The disciplinary procedures described in this chapter do not apply to immigration judges.  For information on immigration judge conduct, see Chapter 1.3(c) (Immigration Judge Conduct and Professionalism).

(b) Practitioners — The disciplinary procedures described in this chapter apply to practitioners who practice before the immigration courts, the Board of Immigration Appeals, or the Department of Homeland Security.  See 8 C.F.R. § 1003.101.

(c) Recognized Organizations — EOIR is authorized to discipline a recognized organization if it finds it to be in the public interest to do so.  8 C.F.R. § 1003.110.  It is in the public interest to discipline a recognized organization that violates one or more of the grounds specified in 8 C.F.R. § 1003.110(b).  Specific grounds for discipline of recognized organizations are listed in Chapter 10.4(b) (Recognized Organizations).

(d) DHS Attorneys — The disciplinary procedures described in this chapter do not apply to attorneys who represent the Department of Homeland Security (DHS).  The conduct of DHS attorneys is governed by DHS rules and regulations.  Concerns or complaints about the conduct of DHS attorneys may be raised in writing with the DHS Office of the Chief Counsel where the immigration court is located.  A list of Offices of the Chief Counsel is available on the DHS, U.S. Immigration and Customs Enforcement website at www.ice.gov.

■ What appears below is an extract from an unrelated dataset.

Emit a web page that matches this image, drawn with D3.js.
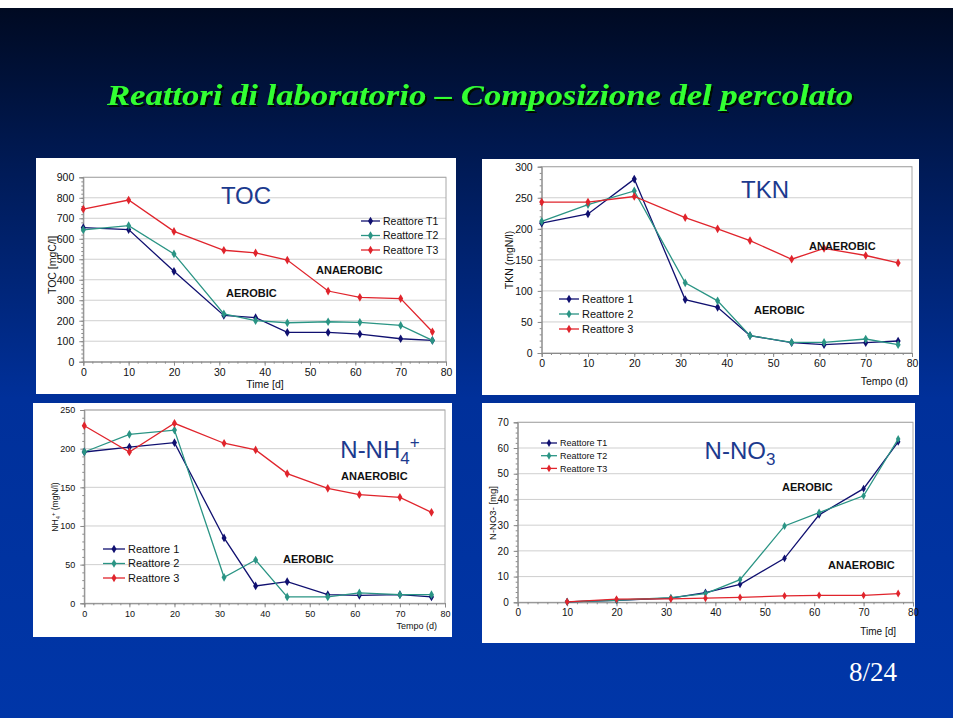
<!DOCTYPE html>
<html><head><meta charset="utf-8">
<script src="https://cdn.jsdelivr.net/npm/d3@7"></script>
<style>html,body{margin:0;padding:0;background:#fff;}svg{display:block;}</style>
</head><body>
<script>
// ---------- DATA ----------
const days = [0, 10, 20, 31, 38, 45, 54, 61, 70, 77];
const tocT1 = [654, 645, 441, 226, 215, 143, 143, 135, 112, 104];
const tocT2 = [643, 664, 526, 233, 200, 190, 195, 192, 177, 104];
const tocT3 = [745, 789, 636, 544, 531, 496, 345, 314, 308, 146];
const tknR1 = [209, 224, 280, 86, 73.5, 28, 16.6, 13.4, 16.6, 19.3];
const tknR2 = [212, 239, 261, 113, 84, 28, 17, 17, 22.5, 13.4];
const tknR3 = [243, 243, 252, 218, 200, 181, 151, 168.5, 157, 145];
const nh4R1 = [195.7, 202, 207.8, 84.5, 22.4, 28, 11.2, 10.3, 11.2, 8.2];
const nh4R2 = [195.7, 218.5, 224, 33.6, 56, 8.2, 8.2, 13.4, 11.2, 11.2];
const nh4R3 = [229.7, 195.7, 232.8, 207, 198.3, 167.7, 148.7, 140.5, 137, 117.7];
const no3Days = [10, 20, 31, 38, 45, 54, 61, 70, 77];
const no3T1 = [0.2, 0.8, 1.6, 3.8, 7.0, 17.1, 34, 44.2, 62.4];
const no3T2 = [0.2, 0.8, 1.8, 3.4, 8.8, 29.7, 34.9, 41.4, 63.5];
const no3T3 = [0.2, 1.2, 1.3, 1.6, 1.9, 2.5, 2.7, 2.7, 3.4];
const xTicks = [0, 10, 20, 30, 40, 50, 60, 70, 80];
const legendT = ["Reattore T1", "Reattore T2", "Reattore T3"];
const legendR = ["Reattore 1", "Reattore 2", "Reattore 3"];
const seriesColors = ["#101070", "#2a9484", "#e0242c"];

// ---------- DRAWING ----------
const W = 960, H = 723;
const svg = d3.select("body").append("svg").attr("width", W).attr("height", H);
const defs = svg.append("defs");
const grad = defs.append("linearGradient").attr("id", "bg").attr("x1", 0).attr("y1", 0).attr("x2", 0).attr("y2", 1);
grad.append("stop").attr("offset", "0%").attr("stop-color", "#000a22");
grad.append("stop").attr("offset", "22%").attr("stop-color", "#001a55");
grad.append("stop").attr("offset", "55%").attr("stop-color", "#00309a");
grad.append("stop").attr("offset", "100%").attr("stop-color", "#0036a8");
const shadow = defs.append("filter").attr("id", "shadow").attr("x", "-5%").attr("y", "-20%").attr("width", "110%").attr("height", "140%");
shadow.append("feDropShadow").attr("dx", 2).attr("dy", 2).attr("stdDeviation", 0.6).attr("flood-color", "#000800").attr("flood-opacity", 1);
svg.append("rect").attr("width", W).attr("height", H).attr("fill", "#ffffff");
svg.append("rect").attr("x", 0).attr("y", 8).attr("width", 953).attr("height", 710).attr("fill", "url(#bg)");

// Title
const titleText = "Reattori di laboratorio \u2013 Composizione del percolato";
svg.append("text").attr("x", 480).attr("y", 105).attr("text-anchor", "middle")
  .attr("font-family", "'Liberation Serif','Times New Roman',serif")
  .attr("font-style", "italic").attr("font-weight", "bold").attr("font-size", 30)
  .attr("textLength", 746).attr("lengthAdjust", "spacingAndGlyphs")
  .attr("fill", "#33ff33").attr("filter", "url(#shadow)").text(titleText);

// Page number
svg.append("text").attr("x", 873).attr("y", 681).attr("text-anchor", "middle")
  .attr("font-family", "'Liberation Serif','Times New Roman',serif").attr("font-size", 27)
  .attr("fill", "#ffffff").text("8/24");

function drawChart(c) {
  const g = svg.append("g").attr("font-family", "'Liberation Sans',Arial,sans-serif");
  g.append("rect").attr("x", c.panel[0]).attr("y", c.panel[1]).attr("width", c.panel[2]).attr("height", c.panel[3]).attr("fill", "#fff");
  const x = d3.scaleLinear().domain([0, 80]).range([c.plot.l, c.plot.r]);
  const y = d3.scaleLinear().domain([0, c.yMax]).range([c.plot.b, c.plot.t]);
  const yTicks = d3.range(0, c.yMax + 0.001, c.yStep);
  g.append("g").selectAll("line").data(yTicks.filter(v => v > 0)).join("line")
    .attr("x1", c.plot.l).attr("x2", c.plot.r).attr("y1", d => y(d)).attr("y2", d => y(d))
    .attr("stroke", "#cfcfcf").attr("stroke-width", 1);
  g.append("rect").attr("x", c.plot.l).attr("y", c.plot.t).attr("width", c.plot.r - c.plot.l).attr("height", c.plot.b - c.plot.t)
    .attr("fill", "none").attr("stroke", "#a8a8a8").attr("stroke-width", 1);
  const xAxis = d3.axisBottom(x).tickValues(xTicks).tickSize(4).tickPadding(3).tickFormat(d3.format("d"));
  const xa = g.append("g").attr("transform", `translate(0,${c.plot.b})`).call(xAxis);
  xa.select(".domain").attr("stroke", "#8a8a8a");
  xa.selectAll(".tick line").attr("stroke", "#8a8a8a");
  xa.selectAll("text").attr("font-size", c.fs).attr("fill", "#111").attr("font-family", "'Liberation Sans',Arial,sans-serif");
  const xMinor = d3.axisBottom(x).tickValues(d3.range(0, 81, 2)).tickSize(2).tickFormat("");
  const xm = g.append("g").attr("transform", `translate(0,${c.plot.b})`).call(xMinor);
  xm.select(".domain").remove(); xm.selectAll(".tick line").attr("stroke", "#8a8a8a");
  const yAxis = d3.axisLeft(y).tickValues(yTicks).tickSize(4).tickPadding(5).tickFormat(d3.format("d"));
  const ya = g.append("g").attr("transform", `translate(${c.plot.l},0)`).call(yAxis);
  ya.select(".domain").attr("stroke", "#8a8a8a");
  ya.selectAll(".tick line").attr("stroke", "#8a8a8a");
  ya.selectAll("text").attr("font-size", c.fs).attr("fill", "#111").attr("font-family", "'Liberation Sans',Arial,sans-serif");
  const yMinor = d3.axisLeft(y).tickValues(d3.range(0, c.yMax + 0.001, c.yStep / 5)).tickSize(2).tickFormat("");
  const ym = g.append("g").attr("transform", `translate(${c.plot.l},0)`).call(yMinor);
  ym.select(".domain").remove(); ym.selectAll(".tick line").attr("stroke", "#8a8a8a");

  const line = d3.line().x(d => x(d[0])).y(d => y(d[1]));
  const diamond = d3.symbol().type(d3.symbolDiamond).size(c.msize);
  c.series.forEach((s, i) => {
    const pts = c.xs.map((d, j) => [d, s[j]]);
    g.append("path").datum(pts).attr("d", line).attr("fill", "none").attr("stroke", seriesColors[i]).attr("stroke-width", 1.3);
    g.append("g").selectAll("path").data(pts).join("path")
      .attr("transform", d => `translate(${x(d[0])},${y(d[1])})`).attr("d", diamond).attr("fill", seriesColors[i]);
  });
  c.legend.labels.forEach((lab, i) => {
    const ly = c.legend.y + i * c.legend.dy;
    g.append("line").attr("x1", c.legend.x1).attr("x2", c.legend.x2).attr("y1", ly).attr("y2", ly).attr("stroke", seriesColors[i]).attr("stroke-width", 1.3);
    g.append("path").attr("transform", `translate(${(c.legend.x1 + c.legend.x2) / 2},${ly})`).attr("d", diamond).attr("fill", seriesColors[i]);
    g.append("text").attr("x", c.legend.x2 + 3).attr("y", ly).attr("dy", "0.35em").attr("font-size", c.legend.fs).attr("fill", "#111").text(lab);
  });
  c.notes.forEach(n => {
    g.append("text").attr("x", n[1]).attr("y", n[2]).attr("dy", "0.35em").attr("font-size", 11).attr("font-weight", "bold").attr("fill", "#111").text(n[0]);
  });
  const t = g.append("text").attr("x", c.title.x).attr("y", c.title.y).attr("font-size", 24).attr("fill", "#1c3a8e").attr("text-anchor", "middle");
  t.append("tspan").text(c.title.main);
  if (c.title.sub) t.append("tspan").attr("font-size", 17).attr("dy", 6).text(c.title.sub);
  if (c.title.sup) t.append("tspan").attr("font-size", 17).attr("dy", -16).text(c.title.sup);
  const yl = g.append("text").attr("transform", `translate(${c.ylab.x},${c.ylab.y}) rotate(-90)`).attr("text-anchor", "middle")
    .attr("dy", "0.35em").attr("font-size", c.ylab.fs).attr("fill", "#111");
  c.ylab.parts.forEach(p => {
    const ts = yl.append("tspan").text(p[0]);
    if (p[1] === "sub") ts.attr("font-size", c.ylab.fs * 0.7).attr("dy", 2);
    if (p[1] === "sup") ts.attr("font-size", c.ylab.fs * 0.7).attr("dy", -5);
    if (p[1] === "back") ts.attr("dy", 3);
  });
  g.append("text").attr("x", c.xlab.x).attr("y", c.xlab.y).attr("dy", "0.35em").attr("text-anchor", c.xlab.anchor)
    .attr("font-size", c.xlab.fs).attr("fill", "#111").text(c.xlab.text);
}

drawChart({
  panel: [36, 158, 420, 236], plot: { l: 83.3, r: 446, t: 177.3, b: 361.7 }, yMax: 900, yStep: 100, fs: 10.5, msize: 22,
  xs: days, series: [tocT1, tocT2, tocT3],
  legend: { labels: legendT, x1: 361, x2: 380, y: 221, dy: 14.5, fs: 10.5 },
  notes: [["ANAEROBIC", 316, 270], ["AEROBIC", 226, 293]],
  title: { main: "TOC", x: 246, y: 204 },
  ylab: { x: 52, y: 265, fs: 10.5, parts: [["TOC [mgC/l]"]] },
  xlab: { text: "Time [d]", x: 265, y: 384, anchor: "middle", fs: 10.5 }
});
drawChart({
  panel: [482, 159, 437, 236], plot: { l: 541.7, r: 912, t: 166.7, b: 353 }, yMax: 300, yStep: 50, fs: 10.5, msize: 22,
  xs: days, series: [tknR1, tknR2, tknR3],
  legend: { labels: legendR, x1: 559, x2: 579, y: 299, dy: 15, fs: 11 },
  notes: [["ANAEROBIC", 809, 246], ["AEROBIC", 754, 310]],
  title: { main: "TKN", x: 765, y: 198 },
  ylab: { x: 509, y: 260, fs: 10.5, parts: [["TKN (mgN/l)"]] },
  xlab: { text: "Tempo (d)", x: 908, y: 381, anchor: "end", fs: 10.5 }
});
drawChart({
  panel: [33, 403, 419, 234], plot: { l: 84.3, r: 445, t: 410, b: 603.3 }, yMax: 250, yStep: 50, fs: 9, msize: 22,
  xs: days, series: [nh4R1, nh4R2, nh4R3],
  legend: { labels: legendR, x1: 103, x2: 125, y: 549, dy: 14.5, fs: 11 },
  notes: [["ANAEROBIC", 341, 476], ["AEROBIC", 283, 559]],
  title: { main: "N-NH", sub: "4", sup: "+", x: 380, y: 458 },
  ylab: { x: 55, y: 507, fs: 8.5, parts: [["NH"], ["4", "sub"], ["+", "sup"], [" (mgN/l)", "back"]] },
  xlab: { text: "Tempo (d)", x: 437, y: 626, anchor: "end", fs: 9 }
});
drawChart({
  panel: [482, 403, 433, 240], plot: { l: 517.7, r: 913, t: 422.3, b: 602.3 }, yMax: 70, yStep: 10, fs: 10, msize: 18,
  xs: no3Days, series: [no3T1, no3T2, no3T3],
  legend: { labels: legendT, x1: 541, x2: 557, y: 443, dy: 12.7, fs: 9 },
  notes: [["AEROBIC", 782, 487], ["ANAEROBIC", 828, 565]],
  title: { main: "N-NO", sub: "3", x: 740, y: 459 },
  ylab: { x: 493, y: 513, fs: 9.5, parts: [["N-NO3-   [mg]"]] },
  xlab: { text: "Time [d]", x: 896, y: 631, anchor: "end", fs: 10 }
});
</script>
</body></html>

(e) Unauthorized Practice of Law — The disciplinary procedures described in this chapter apply to practitioners who assist in the unauthorized practice of law.  See 8 C.F.R. § 1003.102(m).  Anyone may file a complaint against a practitioner who is assisting in the unauthorized practice of law.  See Chapter 10.5 (Filing a Complaint).

The disciplinary procedures described in this chapter do not apply to non-practitioners engaged in the unauthorized practice of law.  Anyone harmed by an individual practicing law without authorization should contact the appropriate law enforcement or consumer protection agency.  In addition, persons harmed by such conduct are encouraged to contact the Executive Office for Immigration Review Fraud and Abuse Prevention Program.  See Additional Reference Materials, Chapter 8 (EOIR Fraud and Abuse Prevention Program), Appendix A (Directory).

In general, the unauthorized practice of law includes certain instances where non-attorneys perform legal services, give legal advice, or represent themselves to be attorneys.  Individuals engaged in the unauthorized practice of law include some immigration specialists/consultants, visa consultants, and “notarios.”